> [Exercise brief]
Copy the material that follows word for word and omit its pictures.

> [Data excerpt]
------------------------------------------------

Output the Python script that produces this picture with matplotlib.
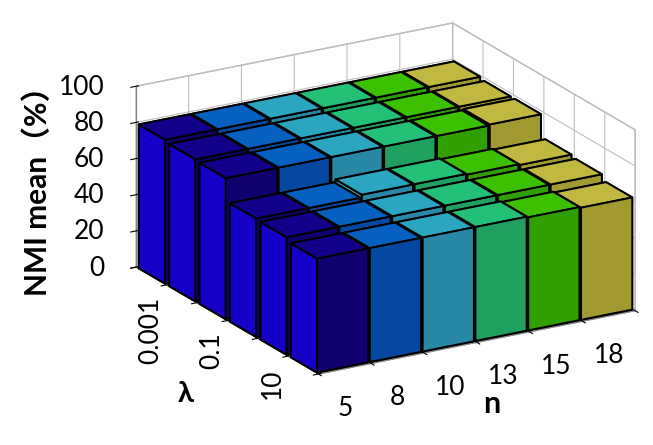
"""Stacked-row 3D bars of NMI mean against n and lambda, saved to out.png."""

import numpy as np
import matplotlib
matplotlib.use("Agg")
import matplotlib.pyplot as plt
from mpl_toolkits.mplot3d import proj3d

FONT = ["Lato", "Noto Sans CJK SC", "DejaVu Sans"]
plt.rcParams["font.family"] = FONT

n_labels = ["5", "8", "10", "13", "15", "18"]
lambda_labels = ["0.001", "0.1", "10"]
z_ticks = [0, 20, 40, 60, 80, 100]

# rows run back to front (lambda grows toward the viewer)
nmi = [
    [79.5, 79.5, 79.5, 79.5, 79.5, 79.5],
    [78.5, 78.5, 78.5, 78.5, 78.5, 78.5],
    [78, 78, 78, 78, 78, 78.5],
    [65.5, 65.5, 67, 67, 66.5, 66],
    [65, 65, 65, 65, 65, 65],
    [63, 63, 63, 63, 62.5, 62],
]

top_colors = ["#12008a", "#0560c0", "#2ca5c0", "#25c078", "#3cc000", "#c0b840"]
front_colors = ["#10006f", "#0448a0", "#2888a5", "#20a060", "#30a000", "#a09a30"]
left_colors = ["#1500c8", "#0456b0", "#2a98b2", "#22b06c", "#36b000", "#b0a938"]

bar_dx = 0.97
bar_dy = 0.86

fig = plt.figure(figsize=(6.53, 4.45), dpi=100)
ax = fig.add_axes([53 / 653, 18 / 445, 1.0, 1.0], projection="3d", proj_type="ortho")
ax.view_init(elev=20, azim=-120.3)
ax.set_box_aspect((366, 361, 192), zoom=1.2)

# ── Bars ──────────────────────────────────────────────────────────────────
values = np.asarray(nmi, dtype=float)
n_rows, n_cols = values.shape
col_idx, row_idx = np.meshgrid(np.arange(n_cols), np.arange(n_rows))
xs = col_idx.ravel() + (1 - bar_dx) / 2
ys = row_idx.ravel() + (1 - bar_dy) / 2
face_colors = []
for c in col_idx.ravel():
    # face order used by bar3d: -z, +z, -y, +y, -x, +x
    face_colors += [front_colors[c], top_colors[c], front_colors[c],
                    front_colors[c], left_colors[c], left_colors[c]]
bars = ax.bar3d(xs, ys, 0, bar_dx, bar_dy, values.ravel(), color=face_colors,
                shade=False, edgecolor="black", linewidth=1.4)
bars.set_clip_on(False)

ax.set_xlim(0, n_cols, view_margin=0)
ax.set_ylim(n_rows, 0, view_margin=0)
ax.set_zlim(0, 100, view_margin=0)

# ── Box and ticks ─────────────────────────────────────────────────────────
ax.set_xticks(np.arange(n_cols + 1))
ax.set_yticks(np.arange(n_rows + 1))
ax.set_zticks(z_ticks)
ax.set_xticklabels([])
ax.set_yticklabels([])
ax.set_zticklabels([])
for axis in (ax.xaxis, ax.yaxis, ax.zaxis):
    axis.set_pane_color((1, 1, 1, 1))
    axis.pane.set_edgecolor("0.7")
    axis._axinfo["grid"].update(color="0.75", linewidth=0.8)
    axis._axinfo["tick"].update(color="0.5", linewidth={True: 0.8, False: 0.5})
    axis.line.set_color("0.5")


def label_at(x, y, z, text, **kwargs):
    """Flat text anchored at a 3D data point."""
    px, py, _ = proj3d.proj_transform(x, y, z, ax.get_proj())
    ax.text2D(px, py, text, transform=ax.transData, **kwargs)


# ── Labels ────────────────────────────────────────────────────────────────
for i, label in enumerate(n_labels):
    label_at(i + 0.5, n_rows, -22, label, fontsize=19, ha="center", va="center")
for i, label in enumerate(lambda_labels):
    label_at(0, 2 * i + 0.5, -11.6, label, fontsize=19, rotation=90, ha="center", va="top")
for z in z_ticks:
    label_at(-0.6, 0, z + 3, str(z), fontsize=19, ha="right", va="center")
label_at(3.28, n_rows, -36, "n", fontsize=22, fontweight="bold", ha="center", va="center")
label_at(0, 1.65, -54, "λ", fontsize=21, fontweight="bold", ha="center", va="center")
fig.text(0.057, 0.586, "NMI mean（%）", fontsize=21.5, fontweight="bold", rotation=90,
         ha="center", va="center")

fig.savefig("out.png", dpi=100)
plt.close(fig)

------------------------------------------------

> [Output for this task]
Output the Python script that produces this picture with matplotlib.
"""Stacked-row 3D bars of NMI mean against n and lambda, saved to out.png."""

import numpy as np
import matplotlib
matplotlib.use("Agg")
import matplotlib.pyplot as plt
from mpl_toolkits.mplot3d import proj3d

FONT = ["Lato", "Noto Sans CJK SC", "DejaVu Sans"]
plt.rcParams["font.family"] = FONT

n_labels = ["5", "8", "10", "13", "15", "18"]
lambda_labels = ["0.001", "0.1", "10"]
z_ticks = [0, 20, 40, 60, 80, 100]

# rows run back to front (lambda grows toward the viewer)
nmi = [
    [79.5, 79.5, 79.5, 79.5, 79.5, 79.5],
    [78.5, 78.5, 78.5, 78.5, 78.5, 78.5],
    [78, 78, 78, 78, 78, 78.5],
    [65.5, 65.5, 67, 67, 66.5, 66],
    [65, 65, 65, 65, 65, 65],
    [63, 63, 63, 63, 62.5, 62],
]

top_colors = ["#12008a", "#0560c0", "#2ca5c0", "#25c078", "#3cc000", "#c0b840"]
front_colors = ["#10006f", "#0448a0", "#2888a5", "#20a060", "#30a000", "#a09a30"]
left_colors = ["#1500c8", "#0456b0", "#2a98b2", "#22b06c", "#36b000", "#b0a938"]

bar_dx = 0.97
bar_dy = 0.86

fig = plt.figure(figsize=(6.53, 4.45), dpi=100)
ax = fig.add_axes([53 / 653, 18 / 445, 1.0, 1.0], projection="3d", proj_type="ortho")
ax.view_init(elev=20, azim=-120.3)
ax.set_box_aspect((366, 361, 192), zoom=1.2)

# ── Bars ──────────────────────────────────────────────────────────────────
values = np.asarray(nmi, dtype=float)
n_rows, n_cols = values.shape
col_idx, row_idx = np.meshgrid(np.arange(n_cols), np.arange(n_rows))
xs = col_idx.ravel() + (1 - bar_dx) / 2
ys = row_idx.ravel() + (1 - bar_dy) / 2
face_colors = []
for c in col_idx.ravel():
    # face order used by bar3d: -z, +z, -y, +y, -x, +x
    face_colors += [front_colors[c], top_colors[c], front_colors[c],
                    front_colors[c], left_colors[c], left_colors[c]]
bars = ax.bar3d(xs, ys, 0, bar_dx, bar_dy, values.ravel(), color=face_colors,
                shade=False, edgecolor="black", linewidth=1.4)
bars.set_clip_on(False)

ax.set_xlim(0, n_cols, view_margin=0)
ax.set_ylim(n_rows, 0, view_margin=0)
ax.set_zlim(0, 100, view_margin=0)

# ── Box and ticks ─────────────────────────────────────────────────────────
ax.set_xticks(np.arange(n_cols + 1))
ax.set_yticks(np.arange(n_rows + 1))
ax.set_zticks(z_ticks)
ax.set_xticklabels([])
ax.set_yticklabels([])
ax.set_zticklabels([])
for axis in (ax.xaxis, ax.yaxis, ax.zaxis):
    axis.set_pane_color((1, 1, 1, 1))
    axis.pane.set_edgecolor("0.7")
    axis._axinfo["grid"].update(color="0.75", linewidth=0.8)
    axis._axinfo["tick"].update(color="0.5", linewidth={True: 0.8, False: 0.5})
    axis.line.set_color("0.5")


def label_at(x, y, z, text, **kwargs):
    """Flat text anchored at a 3D data point."""
    px, py, _ = proj3d.proj_transform(x, y, z, ax.get_proj())
    ax.text2D(px, py, text, transform=ax.transData, **kwargs)


# ── Labels ────────────────────────────────────────────────────────────────
for i, label in enumerate(n_labels):
    label_at(i + 0.5, n_rows, -22, label, fontsize=19, ha="center", va="center")
for i, label in enumerate(lambda_labels):
    label_at(0, 2 * i + 0.5, -11.6, label, fontsize=19, rotation=90, ha="center", va="top")
for z in z_ticks:
    label_at(-0.6, 0, z + 3, str(z), fontsize=19, ha="right", va="center")
label_at(3.28, n_rows, -36, "n", fontsize=22, fontweight="bold", ha="center", va="center")
label_at(0, 1.65, -54, "λ", fontsize=21, fontweight="bold", ha="center", va="center")
fig.text(0.057, 0.586, "NMI mean（%）", fontsize=21.5, fontweight="bold", rotation=90,
         ha="center", va="center")

fig.savefig("out.png", dpi=100)
plt.close(fig)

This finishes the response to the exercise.